Collect every line that includes the string "produces".

Excerpt from a dataset
******************************

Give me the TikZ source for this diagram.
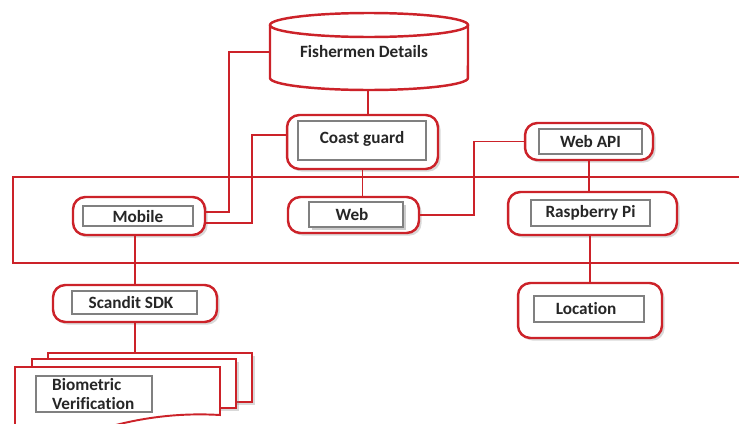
\documentclass[tikz,border=0pt]{standalone}
\usepackage{fontspec}
\setmainfont{Carlito}[Ligatures = NoCommon]
\usepackage{tikz}
\usetikzlibrary{shadows}
\definecolor{frame}{RGB}{204,34,41}
\definecolor{boxgray}{RGB}{128,128,128}
\tikzset{
  outer/.style = {draw = frame, line width = 1.4pt, rounded corners = 7pt, fill = white, inner sep = 0pt,
    drop shadow = {opacity = .3, shadow xshift = 1.5pt, shadow yshift = -1.5pt}},
  inner/.style = {draw = boxgray, line width = .7pt, fill = white, inner sep = 0pt},
  lbl/.style = {font = \bfseries\fontsize{9.8}{9.8}\selectfont, text = black!85},
  link/.style = {draw = frame, line width = 1.1pt}
}

\begin{document}
\begin{tikzpicture}[x = 0.02cm, y = -0.02cm]
\useasboundingbox (0,0) rectangle (739,423);
\draw[link] (13,177) rectangle (760,263);

\draw[link, line width = 1.4pt, fill = white] (270,25) -- (270,78) arc[start angle = 180, end angle = 360, x radius = 1.98cm, y radius = 0.24cm] -- (468,25);
\draw[link, line width = 1.4pt] (369,25) ellipse [x radius = 1.98cm, y radius = 0.24cm];
\node[lbl] (db) at (364,52) {Fishermen Details};
\coordinate (dbleft) at (270,52);
\coordinate (dbbot) at (368,90);

\node[outer, minimum width = 3.02cm, minimum height = 1.08cm] (coast) at (362.5,142) {};
\node[inner, minimum width = 2.56cm, minimum height = 0.78cm] (coastbox) at (362,140.5) {};
\node[lbl, anchor = north] at ([yshift = -3pt]coastbox.north) {Coast guard};

\node[outer, minimum width = 2.64cm, minimum height = 0.76cm] (mobile) at (139,216) {};
\node[inner, minimum width = 2.2cm, minimum height = 0.4cm] at (138,216) {};
\node[lbl] at (138,217) {Mobile};

\node[outer, minimum width = 2.62cm, minimum height = 0.72cm] (web) at (353.5,215) {};
\node[inner, minimum width = 1.88cm, minimum height = 0.5cm, drop shadow = {opacity = .4, shadow xshift = 1.5pt, shadow yshift = -1.5pt}] at (356,214.5) {};
\node[lbl] at (352,214.5) {Web};

\node[outer, minimum width = 2.56cm, minimum height = 0.74cm] (webapi) at (589,141.5) {};
\node[inner, minimum width = 2.06cm, minimum height = 0.5cm] at (590.5,141.5) {};
\node[lbl] at (590.5,141.5) {Web API};

\node[outer, minimum width = 3.38cm, minimum height = 0.86cm] (rpi) at (592.5,213.5) {};
\node[inner, minimum width = 2.38cm, minimum height = 0.52cm] at (590.5,213) {};
\node[lbl] at (590.5,213) {Raspberry Pi};

\node[outer, minimum width = 2.88cm, minimum height = 1.1cm] (location) at (590,310.5) {};
\node[inner, minimum width = 2.2cm, minimum height = 0.52cm] at (589,309) {};
\node[lbl] at (586,309) {Location};

\node[outer, minimum width = 3.28cm, minimum height = 0.74cm] (scandit) at (135,303.5) {};
\node[inner, minimum width = 2.5cm, minimum height = 0.46cm] at (134.5,302.5) {};
\node[lbl] at (131,302.5) {Scandit SDK};

\draw[link, fill = white, drop shadow = {opacity = .3, shadow xshift = 1.5pt, shadow yshift = -1.5pt}] (48,353) rectangle (252,402);
\draw[link, fill = white, drop shadow = {opacity = .3, shadow xshift = 1.5pt, shadow yshift = -1.5pt}] (32,359) rectangle (236,408);
\draw[link, fill = white] (15,367) -- (220,367) -- (220,415) .. controls (170,412) and (120,420) .. (70,440) -- (15,440) -- cycle;
\coordinate (docs) at (135,353);
\node[inner, minimum width = 2.32cm, minimum height = 0.72cm] (biobox) at (94,394) {};
\node[lbl, anchor = west, align = left] at ([xshift = 6pt]biobox.west) {Biometric\\[1pt]Verification};

\draw[link] (dbbot) -- (dbbot |- coast.north);
\draw[link] (mobile.east |- 0,212) -- (229,212) |- (dbleft);
\draw[link] (mobile.east |- 0,223) -| (252,135) -- (coast.west |- 0,135);
\draw[link] (coast.south) -- (coast.south |- web.north);
\draw[link] (web.east) -- (474,215) |- (webapi.west);
\draw[link] (webapi.south) -- (webapi.south |- rpi.north);
\draw[link] (location.north |- rpi.south) -- (location.north);
\draw[link] (mobile.south -| scandit.north) -- (scandit.north);
\draw[link] (scandit.south) -- (docs);
\end{tikzpicture}
\end{document}
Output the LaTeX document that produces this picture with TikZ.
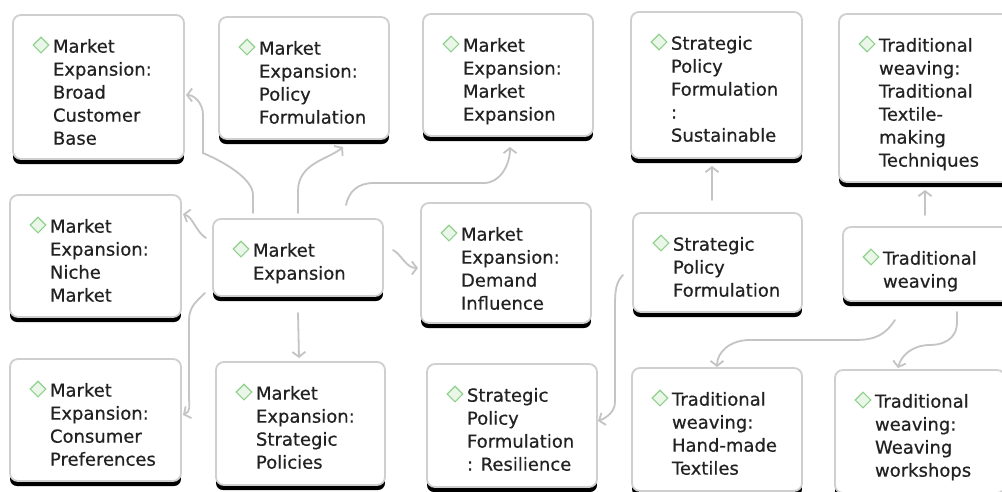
\documentclass[tikz,border=0pt]{standalone}
\usepackage{fontspec}
\setmainfont{DejaVu Sans}
\newfontfamily\boxfont{DejaVu Sans}[FakeBold=0.5]
\usetikzlibrary{arrows.meta,calc}
\definecolor{bordergray}{HTML}{CFCFCF}
\definecolor{linegray}{HTML}{C4C4C4}
\definecolor{txtcol}{HTML}{222222}
\definecolor{dgreen}{HTML}{8FD18C}
\definecolor{lgreen}{HTML}{EAF6E8}
\tikzset{
  boxsty/.style={draw=bordergray, line width=1.8pt, rounded corners=8pt, fill=white, inner sep=0pt, outer sep=0pt},
  txtsty/.style={font=\boxfont\fontsize{18}{23}\selectfont, text=txtcol, align=left, inner sep=0pt, outer sep=0pt},
  diam/.style={rectangle, rotate=45, minimum size=11pt, inner sep=0pt, draw=dgreen, fill=lgreen, line width=1.1pt},
  conn/.style={draw=linegray, line width=1.8pt, line cap=round, -{Straight Barb[length=5pt,width=13pt]}},
}
\newcommand\mkbox[6]{%
  \fill[black, rounded corners=7pt] (#2,#3+#5-14) rectangle (#2+#4,#3+#5);
  \node[boxsty, minimum width=#4pt, minimum height=#5pt-5pt, anchor=north west] (#1) at (#2,#3) {};
  \node[diam] (#1d) at ($(#1.north west)+(28,30)$) {};
  \node[txtsty, anchor=north west] (#1t) at ($(#1.north west)+(40,24)$) {#6};
}
\begin{document}
\begin{tikzpicture}[x=1pt,y=-1pt]
\useasboundingbox (0,0) rectangle (1002,491);
\fill[white] (0,0) rectangle (1002,491);
\clip (0,0) rectangle (1002,491);
\mkbox{A}{13}{15}{171}{149}{Market\\Expansion:\\Broad\\Customer\\Base}
\mkbox{B}{219}{17}{170}{127}{Market\\Expansion:\\Policy\\Formulation}
\mkbox{C}{423}{14}{170}{127}{Market\\Expansion:\\Market\\Expansion}
\mkbox{D}{631}{12}{171}{151}{Strategic\\Policy\\Formulation\\:\\Sustainable}
\mkbox{E}{839}{14}{172}{173}{Traditional\\weaving:\\Traditional\\Textile-\\making\\Techniques}
\mkbox{F}{10}{195}{171}{127}{Market\\Expansion:\\Niche\\Market}
\mkbox{G}{213}{219}{170}{82}{Market\\Expansion}
\mkbox{H}{421}{203}{170}{125}{Market\\Expansion:\\Demand\\Influence}
\mkbox{I}{633}{213}{169}{104}{Strategic\\Policy\\Formulation}
\mkbox{J}{843}{227}{170}{79}{Traditional\\weaving}
\mkbox{K}{10}{359}{171}{127}{Market\\Expansion:\\Consumer\\Preferences}
\mkbox{L}{216}{362}{169}{128}{Market\\Expansion:\\Strategic\\Policies}
\mkbox{M}{427}{364}{170}{128}{Strategic\\Policy\\Formulation\\: Resilience}
\mkbox{N}{632}{368}{170}{128}{Traditional\\weaving:\\Hand-made\\Textiles}
\mkbox{O}{835}{370}{170}{128}{Traditional\\weaving:\\Weaving\\workshops}
% connectors
\draw[conn] ($(G.north west)+(40,-6)$) -- ++(0,-18) .. controls +(0,-14) and +(28,12) .. ++(-50,-42) -- ++(0,-38) .. controls +(0,-12) and +(8,0) .. ($(A.north east)+(2,80)$);
\draw[conn] ($(G.north west)+(85,-6)$) -- ++(0,-22) .. controls +(0,-28) and +(-14,12) .. ($(B.south west)+(124,8)$);
\draw[conn] ($(G.north west)+(133,-14)$) .. controls +(3,-14) and +(-16,0) .. ++(28,-22) -- ++(110,0) .. controls +(16,0) and +(0,18) .. ($(C.south west)+(87,11)$);
\draw[conn] ($(G.north west)+(-7,19)$) .. controls +(-10,-6) and +(10,3) .. ($(F.north east)+(2,19)$);
\draw[conn] ($(G.south west)+(-8,-3)$) .. controls +(-7,7) and +(0,-14) .. ++(-16,27) -- ++(0,75) .. controls +(0,12) and +(8,-4) .. ($(K.north east)+(2,56)$);
\draw[conn] ($(G.south west)+(85,17)$) -- ($(L.north west)+(83,-4)$);
\draw[conn] ($(G.north east)+(10,31)$) .. controls +(9,5) and +(-12,0) .. ($(H.north west)+(-3,65)$);
\draw[conn] ($(I.north west)+(79,-13)$) -- ($(D.south west)+(81,8)$);
\draw[conn] ($(I.north west)+(-10,62)$) .. controls +(-7,7) and +(0,-14) .. ++(-8,30) -- ++(0,97) .. controls +(0,10) and +(8,-3) .. ($(M.north east)+(1,57)$);
\draw[conn] ($(J.north west)+(82,-12)$) -- ($(E.south west)+(86,8)$);
\draw[conn] ($(J.south west)+(52,19)$) .. controls +(-10,15) and +(20,0) .. ++(-40,20) -- ++(-105,0) .. controls +(-20,0) and +(0,-15) .. ($(N.north west)+(85,-1)$);
\draw[conn] ($(J.south west)+(114,11)$) -- ++(0,10) .. controls +(0,18) and +(12,0) .. ++(-27,23) .. controls +(-18,0) and +(3,-12) .. ($(O.north west)+(63,-2)$);
\end{tikzpicture}
\end{document}
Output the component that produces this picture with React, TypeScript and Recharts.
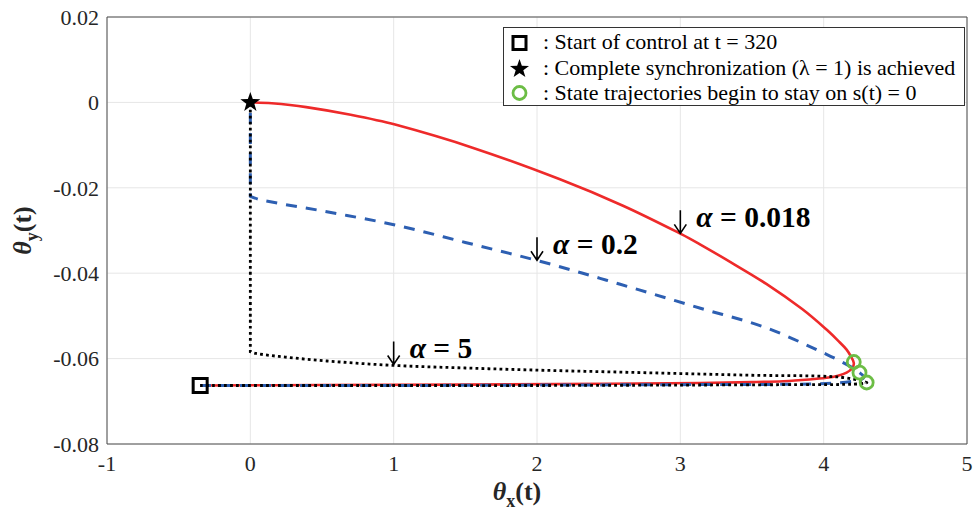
import React from 'react';
import {
  ComposedChart,
  Line,
  Scatter,
  XAxis,
  YAxis,
  CartesianGrid,
  ReferenceDot,
  ReferenceArea,
} from 'recharts';

// ---------- data ----------
const xTicks = [-1, 0, 1, 2, 3, 4, 5];
const yTicks = [0.02, 0, -0.02, -0.04, -0.06, -0.08];

// alpha = 0.018 trajectory (time order: start of control -> synchronization)
const alpha0018Points: [number, number][] = [
  [-0.35, -0.0663], [-0.35, -0.0663], [0.5, -0.0662], [1.5, -0.0661], [2.5, -0.0659],
  [3.14, -0.0657], [3.5, -0.0655], [3.72, -0.0653], [3.9, -0.0649], [4.02, -0.0645],
  [4.1, -0.064], [4.16, -0.0633], [4.2, -0.0622], [4.21, -0.061], [4.19, -0.0595],
  [4.16, -0.0579], [4.1, -0.0558], [4.02, -0.0532], [3.85, -0.0484], [3.6, -0.0425],
  [3.35, -0.0374], [3.14, -0.0333], [3.01, -0.0309], [2.6, -0.0242], [2.16, -0.018],
  [1.55, -0.0106], [1.01, -0.0052], [0.7, -0.0029], [0.39, -0.0011], [0.15, -0.0002], [0, 0],
];

// alpha = 0.2 trajectory
const alpha02Points: [number, number][] = [
  [-0.35, -0.0663], [-0.35, -0.0663], [1, -0.0663], [2, -0.0662], [3, -0.0661], [3.8, -0.066],
  [4.1, -0.0657], [4.25, -0.065], [4.28, -0.0643], [4.25, -0.0633], [4.2, -0.0621],
  [4.02, -0.059], [3.6, -0.0528], [3.14, -0.0482], [2.44, -0.0412], [2.02, -0.0372],
  [1.5, -0.0328], [1.01, -0.0287], [0.5, -0.0254], [0.08, -0.0229], [0, -0.022], [0, -0.022], [0, 0],
];

// alpha = 5 trajectory
const alpha5Points: [number, number][] = [
  [-0.35, -0.0663], [-0.35, -0.0663], [1, -0.0663], [2, -0.0663], [3, -0.0662], [3.8, -0.0661],
  [4.2, -0.066], [4.3, -0.0656], [4.1, -0.0643], [3.5, -0.0639], [3.0, -0.0635],
  [2.5, -0.0631], [2.0, -0.0627], [1.5, -0.0622], [1.0, -0.0616], [0.55, -0.0606],
  [0.2, -0.0595], [0.04, -0.0588], [0, -0.0584], [0, -0.0584], [0, 0],
];

const startPoints: [number, number][] = [[-0.35, -0.0663]];
const syncPoints: [number, number][] = [[0, 0]];
const slidingPoints: [number, number][] = [[4.21, -0.0608], [4.25, -0.0633], [4.3, -0.0656]];

const annotationLabels = ['α = 0.018', 'α = 0.2', 'α = 5'];
const annotationPoints: [number, number][] = [[3.0, -0.0309], [2.0, -0.0372], [1.0, -0.0616]];

const legendLabels = [
  ': Start of control at t = 320',
  ': Complete synchronization (λ = 1) is achieved',
  ': State trajectories begin to stay on s(t) = 0',
];

// ---------- helpers ----------
const toXY = (pts: [number, number][]) => pts.map(([x, y]) => ({ x, y }));

const FONT = 'Liberation Serif, Times New Roman, Tinos, DejaVu Serif, serif';
const RED = '#ee2a2a';
const BLUE = '#2d5fb2';
const GREEN = '#6cbd45';

// smooth curve through points (length-weighted cardinal spline), parametric so it
// works for paths that turn back on themselves
const smoothCurve = (context: any) => {
  let pts: [number, number][] = [];
  return {
    areaStart() {},
    areaEnd() {},
    lineStart() {
      pts = [];
    },
    point(x: number, y: number) {
      pts.push([+x, +y]);
    },
    lineEnd() {
      const n = pts.length;
      if (!n) return;
      context.moveTo(pts[0][0], pts[0][1]);
      const d = (a: [number, number], b: [number, number]) => Math.hypot(b[0] - a[0], b[1] - a[1]);
      for (let i = 0; i < n - 1; i++) {
        const p0 = pts[Math.max(0, i - 1)];
        const p1 = pts[i];
        const p2 = pts[i + 1];
        const p3 = pts[Math.min(n - 1, i + 2)];
        const d01 = d(p0, p1);
        const d12 = d(p1, p2);
        const d23 = d(p2, p3);
        if (d12 < 1e-6) continue;
        const k1 = d01 > 1e-6 ? d12 / (3 * (d01 + d12)) : 0;
        const k2 = d23 > 1e-6 ? d12 / (3 * (d12 + d23)) : 0;
        const c1x = p1[0] + (p2[0] - p0[0]) * k1;
        const c1y = p1[1] + (p2[1] - p0[1]) * k1;
        const c2x = p2[0] - (p3[0] - p1[0]) * k2;
        const c2y = p2[1] - (p3[1] - p1[1]) * k2;
        context.bezierCurveTo(c1x, c1y, c2x, c2y, p2[0], p2[1]);
      }
    },
  };
};

const starPath = (cx: number, cy: number, ro: number, ri: number) => {
  const pts: string[] = [];
  for (let i = 0; i < 10; i++) {
    const r = i % 2 === 0 ? ro : ri;
    const a = -Math.PI / 2 + (i * Math.PI) / 5;
    pts.push(`${(cx + r * Math.cos(a)).toFixed(2)},${(cy + r * Math.sin(a)).toFixed(2)}`);
  }
  return `M${pts.join('L')}Z`;
};

const SquareShape = (p: any) => (
  <rect x={p.cx - 7} y={p.cy - 7} width={14} height={14} fill="none" stroke="#000" strokeWidth={3} />
);
const StarShape = (p: any) => <path d={starPath(p.cx, p.cy, 10.5, 4.2)} fill="#000" />;
const CircleShape = (p: any) => (
  <circle cx={p.cx} cy={p.cy} r={6.5} fill="none" stroke={GREEN} strokeWidth={2.8} />
);

const makeAnnotation = (label: string) => (p: any) => {
  const x = p.cx;
  const y = p.cy;
  return (
    <g>
      <path
        d={`M${x},${y - 24}L${x},${y - 1}M${x - 6},${y - 10}L${x},${y - 1}L${x + 6},${y - 10}`}
        fill="none"
        stroke="#000"
        strokeWidth={1.6}
      />
      <text x={x + 16} y={y - 7} fontFamily={FONT} fontSize={29.5} fontWeight="bold" fill="#000">
        <tspan fontStyle="italic">{label.slice(0, 1)}</tspan>
        <tspan>{label.slice(1)}</tspan>
      </text>
    </g>
  );
};

const XLabel = (p: any) => {
  const vb = p.viewBox || {};
  const cx = vb.x + vb.width / 2 - 20;
  return (
    <text x={cx} y={500} textAnchor="middle" fontFamily={FONT} fontSize={26} fontWeight="bold" fill="#262626">
      <tspan fontStyle="italic">θ</tspan>
      <tspan fontSize={18} dy={7}>x</tspan>
      <tspan dy={-7}>(t)</tspan>
    </text>
  );
};

const YLabel = (p: any) => {
  const vb = p.viewBox || {};
  const cy = vb.y + vb.height / 2;
  const x = 31;
  return (
    <text
      x={x}
      y={cy}
      transform={`rotate(-90 ${x} ${cy})`}
      textAnchor="middle"
      fontFamily={FONT}
      fontSize={26}
      fontWeight="bold"
      fill="#262626"
    >
      <tspan fontStyle="italic">θ</tspan>
      <tspan fontSize={18} dy={7}>y</tspan>
      <tspan dy={-7}>(t)</tspan>
    </text>
  );
};

const fmtY = (v: number) => (Math.abs(v) < 1e-9 ? '0' : v.toFixed(2));

export default function App() {
  return (
    <div style={{ position: 'absolute', left: 0, top: 0, width: 978, height: 516, background: '#fff' }}>
      <ComposedChart
        width={978}
        height={516}
        margin={{ top: 17, right: 11, bottom: 24, left: 47 }}
        style={{ fontFamily: FONT }}
      >
        <CartesianGrid stroke="#e6e6e6" strokeWidth={1} horizontalValues={yTicks} verticalValues={xTicks} />
        <XAxis
          type="number"
          dataKey="x"
          domain={[-1, 5]}
          ticks={xTicks}
          allowDataOverflow
          height={48}
          axisLine={false}
          tickLine={false}
          tickMargin={5}
          tick={{ fontFamily: FONT, fontSize: 22, fill: '#262626' }}
          tickFormatter={(v: number) => String(v)}
          label={<XLabel />}
        />
        <YAxis
          type="number"
          dataKey="y"
          domain={[-0.08, 0.02]}
          ticks={yTicks}
          allowDataOverflow
          width={60}
          axisLine={false}
          tickLine={false}
          tick={{ fontFamily: FONT, fontSize: 22, fill: '#262626' }}
          tickFormatter={fmtY}
          label={<YLabel />}
        />
        <ReferenceArea x1={-1} x2={5} y1={-0.08} y2={0.02} fill="none" fillOpacity={0} stroke="#4d4d4d" strokeWidth={1} />
        <Line
          data={toXY(alpha0018Points)}
          dataKey="y"
          type={smoothCurve as any}
          stroke={RED}
          strokeWidth={2.6}
          dot={false}
          activeDot={false}
          isAnimationActive={false}
        />
        <Line
          data={toXY(alpha02Points)}
          dataKey="y"
          type={smoothCurve as any}
          stroke={BLUE}
          strokeWidth={3}
          strokeDasharray="11 9"
          dot={false}
          activeDot={false}
          isAnimationActive={false}
        />
        <Line
          data={toXY(alpha5Points)}
          dataKey="y"
          type={smoothCurve as any}
          stroke="#000"
          strokeWidth={2.8}
          strokeDasharray="2.8 3.2"
          dot={false}
          activeDot={false}
          isAnimationActive={false}
        />
        <Scatter data={toXY(startPoints)} dataKey="y" shape={SquareShape} isAnimationActive={false} />
        <Scatter data={toXY(syncPoints)} dataKey="y" shape={StarShape} isAnimationActive={false} />
        <Scatter data={toXY(slidingPoints)} dataKey="y" shape={CircleShape} isAnimationActive={false} />
        {annotationPoints.map(([x, y], i) => (
          <ReferenceDot
            key={i}
            x={x}
            y={y}
            r={0}
            ifOverflow="visible"
            shape={makeAnnotation(annotationLabels[i])}
          />
        ))}
      </ComposedChart>
      <div
        style={{
          position: 'absolute',
          left: 503,
          top: 27,
          width: 462,
          height: 79,
          border: '1px solid #333',
          background: '#fff',
          boxSizing: 'border-box',
        }}
      >
        <svg width={460} height={77} style={{ display: 'block' }}>
          <rect x={9} y={8.5} width={13} height={13} fill="none" stroke="#000" strokeWidth={3} />
          <path d={starPath(15.5, 41, 10, 4)} fill="#000" />
          <circle cx={15.5} cy={65} r={6.5} fill="none" stroke={GREEN} strokeWidth={2.8} />
          {legendLabels.map((t, i) => (
            <text key={i} x={39} y={21 + i * 25.5} fontFamily={FONT} fontSize={22} fill="#000">
              {t}
            </text>
          ))}
        </svg>
      </div>
    </div>
  );
}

******************************

▶ **FINAL RESULT**
Output the LaTeX document that produces this picture with TikZ.
Output the component that produces this picture with React, TypeScript and Recharts.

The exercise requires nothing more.